Some parts of the manuscripts were crossed out or unreadable. Those were reproduced in red, strike-through font, or reconstructed from scratch. These parts only add new layers to the narrative. For example, why Zampanò go through all his notes and tried to erase every reference to the Minotaur of Crete and it’s famous maze? Why were several pages of the manuscript badly burned but not discarded? Why are some words consistently misspelled in particular way. Why are some words always written with a different colored font?
There is another layer to House of Leaves – it also works as a satire of literally criticism. Zampanò’s meticulous analysis is time and time again brutally deconstructed by Truant’s, fact based approach. Academic sophistication clashes with gritty down to earth language of the streets.
The more you dig into it, the more interesting stuff you find out. The book is constructed as a puzzle with missing pieces. You may never be able to see the big picture but the process of fitting the pieces together can be very entertaining.
House of Leaves is smart, thrilling and deeply disturbing on many layers. I can almost guarantee that it will make you uneasy by slowly smuggling in disturbing themes and images into your subconsciousness. Not only that – it will make you think, question it’s every line and search for deeper meanings on every page. Sometimes they are there, sometimes it’s just the author taking you for an intellectual ride and leaving you stranded at some abandoned dead end.
Zampanò is a liar, and Truant is going insane – so anything they say should be treated with a grain of salt. You know you are reading a work of fiction.
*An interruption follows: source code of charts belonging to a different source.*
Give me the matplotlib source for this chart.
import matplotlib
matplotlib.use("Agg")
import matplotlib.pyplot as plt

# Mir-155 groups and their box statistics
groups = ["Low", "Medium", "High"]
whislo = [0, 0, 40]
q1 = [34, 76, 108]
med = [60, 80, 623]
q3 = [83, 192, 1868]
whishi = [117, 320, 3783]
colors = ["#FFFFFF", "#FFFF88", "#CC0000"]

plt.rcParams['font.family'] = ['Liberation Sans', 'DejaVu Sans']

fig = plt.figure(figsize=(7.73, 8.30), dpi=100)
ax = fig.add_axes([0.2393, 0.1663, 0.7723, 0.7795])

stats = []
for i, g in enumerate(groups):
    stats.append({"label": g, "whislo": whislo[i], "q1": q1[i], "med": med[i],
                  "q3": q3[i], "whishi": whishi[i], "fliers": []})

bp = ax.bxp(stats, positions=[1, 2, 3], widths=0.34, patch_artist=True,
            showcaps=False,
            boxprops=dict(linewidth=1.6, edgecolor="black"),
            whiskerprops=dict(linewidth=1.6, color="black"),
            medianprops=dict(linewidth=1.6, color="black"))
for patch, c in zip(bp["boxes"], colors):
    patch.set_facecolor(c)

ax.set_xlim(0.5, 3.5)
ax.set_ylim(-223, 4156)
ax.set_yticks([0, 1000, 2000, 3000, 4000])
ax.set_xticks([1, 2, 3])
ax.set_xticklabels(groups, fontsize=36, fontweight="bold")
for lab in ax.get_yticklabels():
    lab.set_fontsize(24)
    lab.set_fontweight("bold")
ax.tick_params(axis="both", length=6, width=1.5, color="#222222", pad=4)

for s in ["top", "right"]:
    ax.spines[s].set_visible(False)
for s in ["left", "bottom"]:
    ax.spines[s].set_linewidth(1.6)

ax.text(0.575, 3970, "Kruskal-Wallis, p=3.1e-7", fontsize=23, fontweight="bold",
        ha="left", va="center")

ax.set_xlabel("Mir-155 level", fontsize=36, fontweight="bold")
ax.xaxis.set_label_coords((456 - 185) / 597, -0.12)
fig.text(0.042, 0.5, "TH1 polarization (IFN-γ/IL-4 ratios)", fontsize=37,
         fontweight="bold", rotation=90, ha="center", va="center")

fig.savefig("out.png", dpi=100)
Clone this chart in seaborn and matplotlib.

But somehow these two negatives combine and form a positive that draws you in and makes you personally involved in the story. You almost want to take out your measuring tape and check whether or not your room is the same size on the inside as it is on the outside… But you are to scared that the results might not match to actually do it.
Seriously, go read it now. It is a bit more expensive than your average paperback novel due to the unusual presentation but it is worth every penny.